NEW BRIEF: The first ICD Brief of 2019 (available here) is now available on our website! Matt Brown has written on the evacuation of Eastern Aleppo in Syria, dealing with a question as to whether it could be classified as forced displacement under international law.
NEW CASES: The twelve summaries (available in the database) added are related to terrorism, attempted terrorism, and providing material support. Most of the cases are from the United States as well as England and Wales, and relate to (attemped) fighting in Syria and Iraq (foreign fighters). They give a good insight of common law approaches to prosecuting terrorism-related offences. An example of a new case analysis is United States of America v. Nader Elhuzayel and Muhanad Badawi. Both Mr. Elhuzayel and Mr. Badawi were convicted by a federal jury of conspiring to provide material support to a foreign terrorist group, the Islamic State (IS). The defendants had used social media accounts to support IS, and Mr. Badawi had filmed Mr. Elhuzayel pledging allegiance to IS and promising to travel to Syria to fight. Mr.

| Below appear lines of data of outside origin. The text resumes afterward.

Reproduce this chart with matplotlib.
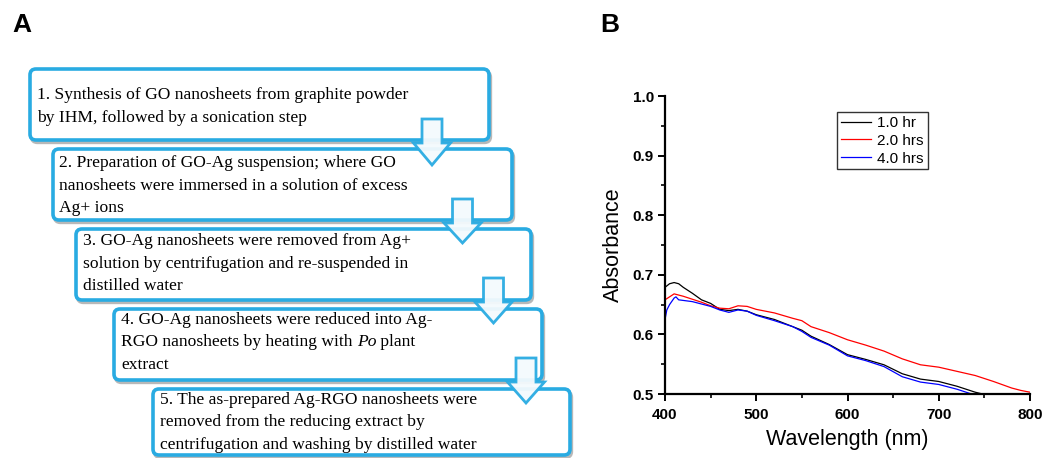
import matplotlib
matplotlib.use("Agg")
import matplotlib.pyplot as plt
from matplotlib.patches import FancyBboxPatch, Polygon
from matplotlib.ticker import MultipleLocator
import numpy as np

# ---------------- Data: panel B ----------------
wl_1h = [400, 405, 410, 415, 420, 430, 440, 450, 460, 470, 480, 490, 500, 520, 540,
         550, 560, 580, 600, 620, 640, 660, 680, 700, 720, 740, 748, 752]
abs_1h = [0.679, 0.685, 0.687, 0.685, 0.679, 0.669, 0.658, 0.652, 0.642, 0.640, 0.642,
          0.639, 0.633, 0.625, 0.613, 0.607, 0.597, 0.583, 0.566, 0.558, 0.549, 0.534,
          0.525, 0.521, 0.513, 0.503, 0.500, 0.498]

wl_2h = [400, 405, 410, 415, 420, 430, 440, 450, 460, 470, 480, 490, 500, 520, 540,
         550, 560, 580, 600, 620, 640, 660, 680, 700, 720, 740, 760, 780, 790, 800]
abs_2h = [0.658, 0.663, 0.668, 0.666, 0.664, 0.659, 0.654, 0.648, 0.644, 0.643, 0.648,
          0.647, 0.642, 0.636, 0.627, 0.623, 0.613, 0.603, 0.591, 0.582, 0.572, 0.559,
          0.549, 0.545, 0.538, 0.531, 0.521, 0.510, 0.506, 0.503]

wl_4h = [400, 402, 405, 410, 412, 415, 420, 430, 440, 450, 460, 470, 480, 490, 500,
         520, 540, 550, 560, 580, 600, 620, 640, 660, 680, 700, 720, 736, 740]
abs_4h = [0.625, 0.641, 0.650, 0.661, 0.663, 0.658, 0.657, 0.655, 0.651, 0.647, 0.641,
          0.637, 0.641, 0.639, 0.632, 0.623, 0.613, 0.605, 0.595, 0.582, 0.564, 0.556,
          0.546, 0.529, 0.520, 0.516, 0.508, 0.500, 0.498]

series_labels = ["1.0 hr", "2.0 hrs", "4.0 hrs"]
series_colors = ["black", "red", "blue"]
x_ticks = [400, 500, 600, 700, 800]
y_ticks = [0.5, 0.6, 0.7, 0.8, 0.9, 1.0]

# ---------------- Data: panel A (flowchart text) ----------------
step_lines = [
    ["1. Synthesis of GO nanosheets from graphite powder",
     "by IHM, followed by a sonication step"],
    ["2. Preparation of GO-Ag suspension; where GO",
     "nanosheets were immersed in a solution of excess",
     "Ag+ ions"],
    ["3. GO-Ag nanosheets were removed from Ag+",
     "solution by centrifugation and re-suspended in",
     "distilled water"],
    ["4. GO-Ag nanosheets were reduced into Ag-",
     "RGO nanosheets by heating with |Po| plant",
     "extract"],
    ["5. The as-prepared Ag-RGO nanosheets were",
     "removed from the reducing extract by",
     "centrifugation and washing by distilled water"],
]

W, H = 1049, 458
fig = plt.figure(figsize=(W / 100, H / 100), dpi=100)

# ---------------- Panel A ----------------
axA = fig.add_axes([0, 0, 1, 1])
axA.set_xlim(0, W)
axA.set_ylim(H, 0)
axA.axis("off")

cyan = "#29abe2"
# (left, top, right, bottom)
boxes = [(30, 69, 489, 140), (53, 149, 512, 220), (76, 229, 531, 300),
         (114, 309, 542, 380), (153, 389, 570, 455)]
text_left = [37, 59, 83, 121, 160]
first_line_y = [95, 163, 241, 320, 400]
line_step = 22.5
# arrows: (center x, shaft top, head start y, tip y)
arrows = [(432, 119, 143, 165), (462.5, 199, 223, 243), (493.5, 278, 302, 323),
          (526, 358, 382, 403)]

for (l, t, r, b) in boxes:
    shadow = FancyBboxPatch((l + 1.5, t + 2.5), r - l, b - t,
                            boxstyle="round,pad=0,rounding_size=6",
                            facecolor="none", edgecolor="#9a9a9a", linewidth=2.4,
                            alpha=0.7, zorder=1)
    axA.add_patch(shadow)
    box = FancyBboxPatch((l, t), r - l, b - t,
                         boxstyle="round,pad=0,rounding_size=6",
                         facecolor="white", edgecolor=cyan, linewidth=2.6, zorder=2)
    axA.add_patch(box)

fig.canvas.draw()
renderer = fig.canvas.get_renderer()
inv = axA.transData.inverted()

serif = "Liberation Serif"
fs = 12.6
for lines, x0, y0 in zip(step_lines, text_left, first_line_y):
    for i, line in enumerate(lines):
        y = y0 + i * line_step
        parts = line.split("|")
        x = x0
        for k, part in enumerate(parts):
            if part == "":
                continue
            style = "italic" if k % 2 == 1 else "normal"
            txt = axA.text(x, y, part, fontsize=fs, family=serif, style=style,
                           ha="left", va="center", color="black", zorder=3)
            bb = txt.get_window_extent(renderer=renderer)
            x = inv.transform((bb.x1, bb.y0))[0]

for (cx, top, hy, tip) in arrows:
    sw, hw = 10, 18.5
    pts = [(cx - sw, top), (cx + sw, top), (cx + sw, hy), (cx + hw, hy),
           (cx, tip), (cx - hw, hy), (cx - sw, hy)]
    poly = Polygon(pts, closed=True, facecolor="#f4fafd", edgecolor=cyan,
                   linewidth=2.0, alpha=0.95, zorder=4, joinstyle="miter")
    axA.add_patch(poly)

fig.text(12 / W, 1 - 25 / H, "A", fontsize=19, fontweight="bold",
         family="Liberation Sans", ha="left", va="center")
fig.text(600 / W, 1 - 25 / H, "B", fontsize=19, fontweight="bold",
         family="Liberation Sans", ha="left", va="center")

# ---------------- Panel B ----------------
left, right, top, bottom = 665, 1030, 96, 394
axB = fig.add_axes([left / W, 1 - bottom / H, (right - left) / W, (bottom - top) / H])
for wl, ab, lab, col in zip([wl_1h, wl_2h, wl_4h], [abs_1h, abs_2h, abs_4h],
                            series_labels, series_colors):
    axB.plot(wl, ab, color=col, linewidth=0.9, label=lab)

axB.set_xlim(400, 800)
axB.set_ylim(0.5, 1.0)
axB.set_xticks(x_ticks)
axB.set_yticks(y_ticks)
axB.set_yticklabels([f"{v:.1f}" for v in y_ticks])
axB.xaxis.set_minor_locator(MultipleLocator(50))
axB.yaxis.set_minor_locator(MultipleLocator(0.05))
for s in ["top", "right"]:
    axB.spines[s].set_visible(False)
for s in ["left", "bottom"]:
    axB.spines[s].set_linewidth(1.6)
axB.tick_params(which="major", direction="out", length=5, width=1.4, pad=3)
axB.tick_params(which="minor", direction="out", length=3, width=1.2)
for lbl in axB.get_xticklabels() + axB.get_yticklabels():
    lbl.set_family("Liberation Sans")
    lbl.set_fontweight("bold")
    lbl.set_fontsize(11)
axB.tick_params(axis="x", pad=5)
axB.set_xlabel("Wavelength (nm)", fontsize=15.5, family="Liberation Sans", labelpad=5)
axB.set_ylabel("Absorbance", fontsize=15.5, family="Liberation Sans", labelpad=6)

leg = axB.legend(loc="upper left", bbox_to_anchor=(0.471, 0.946), borderaxespad=0,
                 frameon=True, fancybox=False, edgecolor="black",
                 prop={"family": "Liberation Sans", "size": 11},
                 handlelength=2.0, handletextpad=0.4, labelspacing=0.25,
                 borderpad=0.25)
leg.get_frame().set_linewidth(1.0)

fig.savefig("out.png", dpi=100)
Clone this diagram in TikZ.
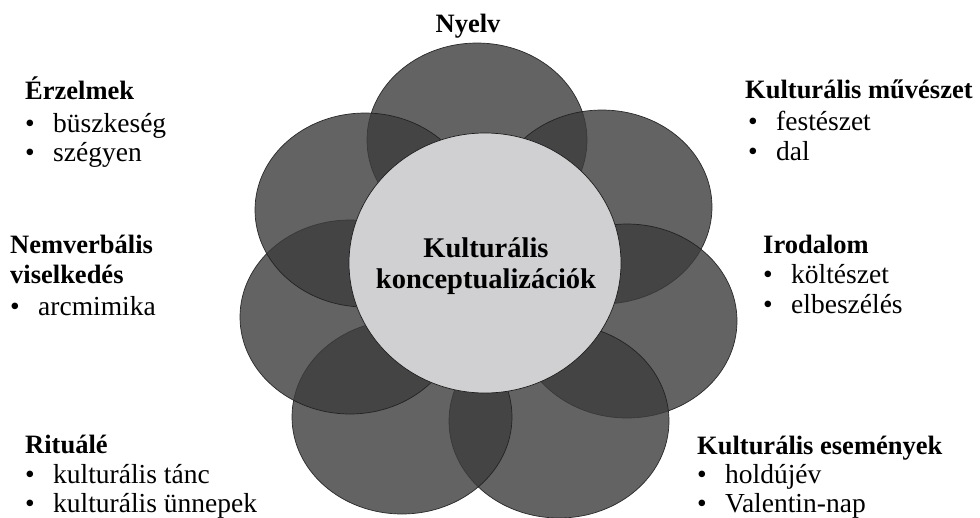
\documentclass[tikz,border=0pt]{standalone}
\usepackage{fontspec}
\setmainfont{Liberation Serif}
\definecolor{petalgray}{RGB}{60,60,60}
\definecolor{coregray}{RGB}{208,207,209}
\definecolor{edgegray}{RGB}{30,30,30}
\newcommand\headfont{\fontsize{26.5}{30}\selectfont\bfseries}
\newcommand\corefont{\fontsize{28.5}{30}\selectfont\bfseries}
\newcommand\itemfont{\fontsize{27.5}{30}\selectfont}
\newcommand\bul{\makebox[28pt][l]{•}}
\tikzset{
  petal/.style={fill=petalgray, fill opacity=0.8, draw=edgegray, draw opacity=0.9, line width=0.7pt},
  core/.style={fill=coregray, draw=edgegray, line width=0.7pt},
  head/.style={font=\headfont, inner sep=0pt, anchor=base west},
  itm/.style={font=\itemfont, inner sep=0pt, anchor=base west},
  ctr/.style={font=\corefont, inner sep=0pt, anchor=base},
}
\begin{document}
\begin{tikzpicture}[x=1pt,y=-1pt]
\useasboundingbox (0,0) rectangle (980,517);
% petals
\path[petal] (477,140) ellipse [x radius=110pt, y radius=97pt];
\path[petal] (602,207) ellipse [x radius=110pt, y radius=97pt];
\path[petal] (627,321) ellipse [x radius=110pt, y radius=97pt];
\path[petal] (559,421) ellipse [x radius=110pt, y radius=97pt];
\path[petal] (402,417) ellipse [x radius=110pt, y radius=97pt];
\path[petal] (350,317) ellipse [x radius=110pt, y radius=97pt];
\path[petal] (365,210) ellipse [x radius=110pt, y radius=97pt];
% core
\path[core] (485,263) ellipse [x radius=136pt, y radius=130pt];
\node[ctr] (c1) at (486,257) {Kulturális};
\node[ctr] (c2) at (486,288) {konceptualizációk};
% top
\node[head, anchor=base] (nyelv) at (468,32) {Nyelv};
% left groups
\node[head] (erz) at (25,99) {Érzelmek};
\node[itm] (erz1) at (25,132) {\bul büszkeség};
\node[itm] (erz2) at (25,161) {\bul szégyen};
\node[head] (nem1) at (10,253) {Nemverbális};
\node[head] (nem2) at (10,283) {viselkedés};
\node[itm] (nem3) at (10,315) {\bul arcmimika};
\node[head] (rit) at (25,453) {Rituálé};
\node[itm] (rit1) at (25,483) {\bul kulturális tánc};
\node[itm] (rit2) at (25,512) {\bul kulturális ünnepek};
% right groups
\node[head] (mu) at (745,98) {Kulturális művészet};
\node[itm] (mu1) at (748,130) {\bul festészet};
\node[itm] (mu2) at (748,160) {\bul dal};
\node[head] (iro) at (763,253) {Irodalom};
\node[itm] (iro1) at (763,283) {\bul költészet};
\node[itm] (iro2) at (763,313) {\bul elbeszélés};
\node[head] (ese) at (697,454) {Kulturális események};
\node[itm] (ese1) at (697,483) {\bul holdújév};
\node[itm] (ese2) at (697,512) {\bul Valentin-nap};
\end{tikzpicture}
\end{document}
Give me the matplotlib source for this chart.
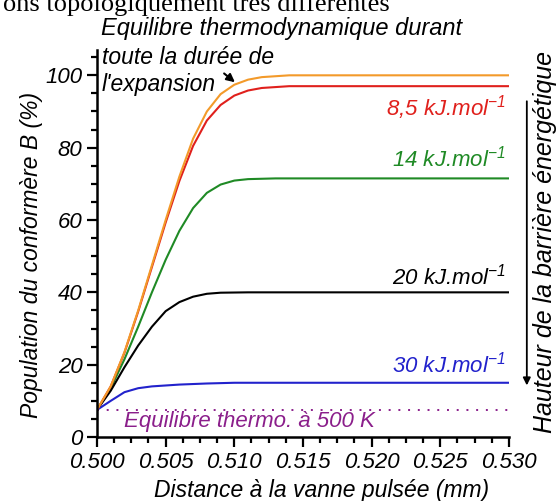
import matplotlib.pyplot as plt
from matplotlib.ticker import MultipleLocator

plt.rcParams['font.family'] = ['Liberation Sans', 'DejaVu Sans']
plt.rcParams['font.style'] = 'italic'
plt.rcParams['mathtext.fontset'] = 'custom'
plt.rcParams['mathtext.rm'] = 'Liberation Sans:italic'
plt.rcParams['mathtext.it'] = 'Liberation Sans:italic'

# curves (distance in mm, population in %)
x_orange = [0.500, 0.501, 0.502, 0.503, 0.504, 0.505, 0.506, 0.507, 0.508, 0.509, 0.510, 0.511, 0.512, 0.514, 0.530]
y_orange = [7.5, 14.0, 23.5, 35.0, 47.5, 60.0, 72.0, 82.5, 90.0, 94.8, 97.4, 98.8, 99.5, 100.0, 100.0]

x_red = [0.500, 0.501, 0.502, 0.503, 0.504, 0.505, 0.506, 0.507, 0.508, 0.509, 0.510, 0.511, 0.512, 0.514, 0.530]
y_red = [7.5, 14.0, 23.3, 34.7, 47.0, 59.3, 70.8, 80.5, 87.5, 91.8, 94.4, 95.8, 96.5, 97.0, 97.0]

x_green = [0.500, 0.501, 0.502, 0.503, 0.504, 0.505, 0.506, 0.507, 0.508, 0.509, 0.510, 0.511, 0.513, 0.530]
y_green = [7.5, 13.5, 21.5, 30.5, 40.0, 49.0, 57.0, 63.3, 67.5, 69.8, 70.9, 71.3, 71.5, 71.5]

x_black = [0.500, 0.501, 0.502, 0.503, 0.504, 0.505, 0.506, 0.507, 0.508, 0.509, 0.511, 0.530]
y_black = [7.5, 12.8, 19.3, 25.3, 30.5, 34.8, 37.3, 38.8, 39.6, 39.9, 40.0, 40.0]

x_blue = [0.500, 0.501, 0.502, 0.503, 0.504, 0.506, 0.508, 0.510, 0.530]
y_blue = [7.5, 10.0, 12.4, 13.5, 14.0, 14.5, 14.8, 15.0, 15.0]

eq_500K = 7.5

labels = ["8,5 kJ.mol$^{-1}$", "14 kJ.mol$^{-1}$", "20 kJ.mol$^{-1}$", "30 kJ.mol$^{-1}$"]
label_y = [91.0, 77.0, 44.5, 20.0]
label_colors = ["#e0201c", "#1f8a25", "black", "#2222cc"]

fig = plt.figure(figsize=(5.59, 5.01), dpi=100)
ax = fig.add_axes([0.1735, 0.1277, 0.737, 0.7725])

ax.plot(x_green, y_green, color="#1f8a25", lw=1.5)
ax.plot(x_black, y_black, color="black", lw=1.5)
ax.plot(x_blue, y_blue, color="#2222cc", lw=1.5)
ax.plot(x_red, y_red, color="#e0201c", lw=1.5)
ax.plot(x_orange, y_orange, color="#f39a2a", lw=1.5)
ax.plot([0.500, 0.530], [eq_500K, eq_500K], color="#8b1f8b", lw=1.4, ls=(0, (1, 4)))

ax.set_xlim(0.500, 0.530)
ax.set_ylim(0, 107)
ax.spines["top"].set_visible(False)
ax.spines["right"].set_visible(False)
ax.spines["left"].set_linewidth(1.8)
ax.spines["bottom"].set_linewidth(1.8)
ax.xaxis.set_major_locator(MultipleLocator(0.005))
ax.xaxis.set_minor_locator(MultipleLocator(0.00125))
ax.yaxis.set_major_locator(MultipleLocator(20))
ax.yaxis.set_minor_locator(MultipleLocator(5))
ax.tick_params(which="major", length=7, width=1.6, labelsize=16)
ax.tick_params(which="minor", length=4, width=1.6)
ax.xaxis.set_major_formatter(plt.FormatStrFormatter("%.3f"))
ax.set_xlabel("Distance à la vanne pulsée (mm)", fontsize=16.5)
ax.xaxis.set_label_coords(0.544, -0.137)
ax.xaxis.label.set_va("center")
ax.set_ylabel("Population du conformère B (%)", fontsize=16.5)
ax.yaxis.set_label_coords(-0.158, 0.47)
ax.yaxis.label.set_va("center")

for txt, yy, c in zip(labels, label_y, label_colors):
    ax.text(0.5298, yy, txt, color=c, fontsize=16, ha="right", va="center")

ax.text(0.5020, 4.3, "Equilibre thermo. à 500 K", color="#8b1f8b", fontsize=16, va="center")

ax.text(0.50036, 105.0, "toute la durée de", fontsize=16.5, va="center", clip_on=False)
ax.text(0.50036, 97.5, "l'expansion", fontsize=16.5, va="center")
ax.annotate("", xy=(0.5102, 97.6), xytext=(0.5091, 101.0),
            arrowprops=dict(arrowstyle="-|>", color="black", lw=1.5, mutation_scale=12))

ax.annotate("", xy=(0.5313, 13.5), xytext=(0.5313, 93.6), annotation_clip=False,
            arrowprops=dict(arrowstyle="-|>", color="black", lw=1.3, mutation_scale=11))
fig.text(0.975, 0.517, "Hauteur de la barrière énergétique", rotation=90, fontsize=18,
         ha="center", va="center")

fig.text(0.18, 0.944, "Equilibre thermodynamique durant", fontsize=17, ha="left", va="center")
fig.text(0.006, 0.979, "ons topologiquement très différentes", family="Liberation Serif",
         style="normal", fontsize=19, ha="left", va="baseline")

fig.savefig("out.png", dpi=100)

Elhuzayel was arrested prior to boarding a flight to Israel via Turkey. They were also found guilty of financial fraud charges, the proceeds of which had been used to fund the travel. In the preparation of the US cases for the ICD database, the Asser Institute received assistance from students enrolled in the International Justice Project of the University of California Los Angeles (UCLA) School of Law.